⟨

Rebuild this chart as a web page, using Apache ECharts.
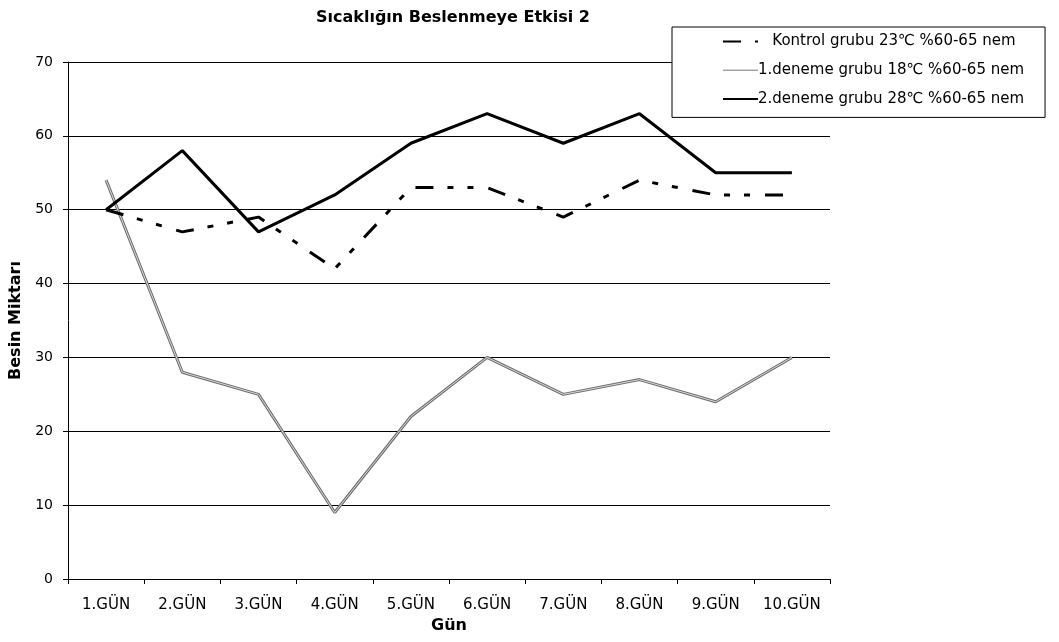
<!DOCTYPE html>
<html>
<head>
<meta charset="utf-8">
<title>Sıcaklığın Beslenmeye Etkisi 2</title>
<script src="https://cdn.jsdelivr.net/npm/echarts@6/dist/echarts.min.js"></script>
<style>
  html, body { margin: 0; padding: 0; background: #fff; }
  #chart { width: 1059px; height: 642px; }
</style>
</head>
<body>
<div id="chart"></div>
<script>
// Days on the category axis
const days = ['1.GÜN', '2.GÜN', '3.GÜN', '4.GÜN', '5.GÜN', '6.GÜN', '7.GÜN', '8.GÜN', '9.GÜN', '10.GÜN'];

// Food amount per group
const kontrolName = 'Kontrol grubu 23℃ %60-65 nem';
const kontrol = [50, 47, 49, 42, 53, 53, 49, 54, 52, 52];

const deneme1Name = '1.deneme grubu 18℃ %60-65 nem';
const deneme1 = [54, 28, 25, 9, 22, 30, 25, 27, 24, 30];

const deneme2Name = '2.deneme grubu 28℃ %60-65 nem';
const deneme2 = [50, 58, 47, 52, 59, 63, 59, 63, 55, 55];

// Value axis ticks
const yMin = 0, yMax = 70, yStep = 10;

const font = 'DejaVu Sans';
const chart = echarts.init(document.getElementById('chart'), null, { renderer: 'canvas' });

chart.setOption({
  animation: false,
  backgroundColor: '#ffffff',
  title: {
    text: 'Sıcaklığın Beslenmeye Etkisi 2',
    left: 311,
    top: 5,
    textStyle: { fontFamily: font, fontWeight: 'bold', fontSize: 16, color: '#000' }
  },
  grid: { left: 68, right: 229, top: 62, bottom: 63, containLabel: false },
  legend: {
    orient: 'vertical',
    left: 672,
    top: 27,
    padding: [7, 21, 11, 50],
    itemGap: 13.7,
    itemWidth: 35,
    itemHeight: 14,
    backgroundColor: '#ffffff',
    borderColor: '#000',
    borderWidth: 1,
    borderRadius: 0,
    z: 10,
    // hide the marker dot, keep only the line sample
    itemStyle: { opacity: 0 },
    textStyle: { fontFamily: font, fontSize: 15, lineHeight: 15, color: '#000', padding: [0, 0, 0, -5] },
    formatter: name => (name === kontrolName ? '   ' + name : name),
    data: [
      { name: kontrolName },
      { name: deneme1Name, lineStyle: { width: 1, color: '#777' } },
      { name: deneme2Name }
    ]
  },
  xAxis: {
    type: 'category',
    data: days,
    boundaryGap: true,
    name: 'Gün',
    nameLocation: 'middle',
    nameGap: 38,
    nameTextStyle: { fontFamily: font, fontWeight: 'bold', fontSize: 16, color: '#000' },
    axisLine: { lineStyle: { color: '#000', width: 1 } },
    axisTick: { show: true, alignWithLabel: false, length: 5, lineStyle: { color: '#000' } },
    axisLabel: { fontFamily: font, fontSize: 15, color: '#000', margin: 19 },
    splitLine: { show: false }
  },
  yAxis: {
    type: 'value',
    min: yMin,
    max: yMax,
    interval: yStep,
    name: 'Besin Miktarı',
    nameLocation: 'middle',
    nameGap: 40,
    nameRotate: 90,
    nameTextStyle: { fontFamily: font, fontWeight: 'bold', fontSize: 16, color: '#000' },
    axisLine: { show: true, lineStyle: { color: '#000', width: 1 } },
    axisTick: { show: true, length: 5, lineStyle: { color: '#000' } },
    axisLabel: { fontFamily: font, fontSize: 14, color: '#000', margin: 15 },
    splitLine: { show: true, lineStyle: { color: '#000', width: 1 } }
  },
  series: [
    {
      name: kontrolName,
      type: 'line',
      data: kontrol,
      symbol: 'none',
      color: '#000',
      lineStyle: { color: '#000', width: 3, type: [18, 14, 6, 14, 6, 15] },
      z: 3
    },
    {
      name: deneme1Name,
      type: 'line',
      data: deneme1,
      symbol: 'none',
      color: '#777',
      lineStyle: { color: '#6f6f6f', width: 3 },
      z: 2
    },
    {
      // light core that gives the grey line its hollow look
      name: 'deneme1-core',
      type: 'line',
      data: deneme1,
      symbol: 'none',
      silent: true,
      lineStyle: { color: '#d8d8d8', width: 1 },
      z: 2
    },
    {
      name: deneme2Name,
      type: 'line',
      data: deneme2,
      symbol: 'none',
      color: '#000',
      lineStyle: { color: '#000', width: 3 },
      z: 4
    }
  ]
});
</script>
</body>
</html>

⟩

| SET EXERCISE |
Your task is an exact transcription of all the data, minus the pictures.

| THE RESPONSE |
Rebuild this chart as a web page, using Apache ECharts.
<!DOCTYPE html>
<html>
<head>
<meta charset="utf-8">
<title>Sıcaklığın Beslenmeye Etkisi 2</title>
<script src="https://cdn.jsdelivr.net/npm/echarts@6/dist/echarts.min.js"></script>
<style>
  html, body { margin: 0; padding: 0; background: #fff; }
  #chart { width: 1059px; height: 642px; }
</style>
</head>
<body>
<div id="chart"></div>
<script>
// Days on the category axis
const days = ['1.GÜN', '2.GÜN', '3.GÜN', '4.GÜN', '5.GÜN', '6.GÜN', '7.GÜN', '8.GÜN', '9.GÜN', '10.GÜN'];

// Food amount per group
const kontrolName = 'Kontrol grubu 23℃ %60-65 nem';
const kontrol = [50, 47, 49, 42, 53, 53, 49, 54, 52, 52];

const deneme1Name = '1.deneme grubu 18℃ %60-65 nem';
const deneme1 = [54, 28, 25, 9, 22, 30, 25, 27, 24, 30];

const deneme2Name = '2.deneme grubu 28℃ %60-65 nem';
const deneme2 = [50, 58, 47, 52, 59, 63, 59, 63, 55, 55];

// Value axis ticks
const yMin = 0, yMax = 70, yStep = 10;

const font = 'DejaVu Sans';
const chart = echarts.init(document.getElementById('chart'), null, { renderer: 'canvas' });

chart.setOption({
  animation: false,
  backgroundColor: '#ffffff',
  title: {
    text: 'Sıcaklığın Beslenmeye Etkisi 2',
    left: 311,
    top: 5,
    textStyle: { fontFamily: font, fontWeight: 'bold', fontSize: 16, color: '#000' }
  },
  grid: { left: 68, right: 229, top: 62, bottom: 63, containLabel: false },
  legend: {
    orient: 'vertical',
    left: 672,
    top: 27,
    padding: [7, 21, 11, 50],
    itemGap: 13.7,
    itemWidth: 35,
    itemHeight: 14,
    backgroundColor: '#ffffff',
    borderColor: '#000',
    borderWidth: 1,
    borderRadius: 0,
    z: 10,
    // hide the marker dot, keep only the line sample
    itemStyle: { opacity: 0 },
    textStyle: { fontFamily: font, fontSize: 15, lineHeight: 15, color: '#000', padding: [0, 0, 0, -5] },
    formatter: name => (name === kontrolName ? '   ' + name : name),
    data: [
      { name: kontrolName },
      { name: deneme1Name, lineStyle: { width: 1, color: '#777' } },
      { name: deneme2Name }
    ]
  },
  xAxis: {
    type: 'category',
    data: days,
    boundaryGap: true,
    name: 'Gün',
    nameLocation: 'middle',
    nameGap: 38,
    nameTextStyle: { fontFamily: font, fontWeight: 'bold', fontSize: 16, color: '#000' },
    axisLine: { lineStyle: { color: '#000', width: 1 } },
    axisTick: { show: true, alignWithLabel: false, length: 5, lineStyle: { color: '#000' } },
    axisLabel: { fontFamily: font, fontSize: 15, color: '#000', margin: 19 },
    splitLine: { show: false }
  },
  yAxis: {
    type: 'value',
    min: yMin,
    max: yMax,
    interval: yStep,
    name: 'Besin Miktarı',
    nameLocation: 'middle',
    nameGap: 40,
    nameRotate: 90,
    nameTextStyle: { fontFamily: font, fontWeight: 'bold', fontSize: 16, color: '#000' },
    axisLine: { show: true, lineStyle: { color: '#000', width: 1 } },
    axisTick: { show: true, length: 5, lineStyle: { color: '#000' } },
    axisLabel: { fontFamily: font, fontSize: 14, color: '#000', margin: 15 },
    splitLine: { show: true, lineStyle: { color: '#000', width: 1 } }
  },
  series: [
    {
      name: kontrolName,
      type: 'line',
      data: kontrol,
      symbol: 'none',
      color: '#000',
      lineStyle: { color: '#000', width: 3, type: [18, 14, 6, 14, 6, 15] },
      z: 3
    },
    {
      name: deneme1Name,
      type: 'line',
      data: deneme1,
      symbol: 'none',
      color: '#777',
      lineStyle: { color: '#6f6f6f', width: 3 },
      z: 2
    },
    {
      // light core that gives the grey line its hollow look
      name: 'deneme1-core',
      type: 'line',
      data: deneme1,
      symbol: 'none',
      silent: true,
      lineStyle: { color: '#d8d8d8', width: 1 },
      z: 2
    },
    {
      name: deneme2Name,
      type: 'line',
      data: deneme2,
      symbol: 'none',
      color: '#000',
      lineStyle: { color: '#000', width: 3 },
      z: 4
    }
  ]
});
</script>
</body>
</html>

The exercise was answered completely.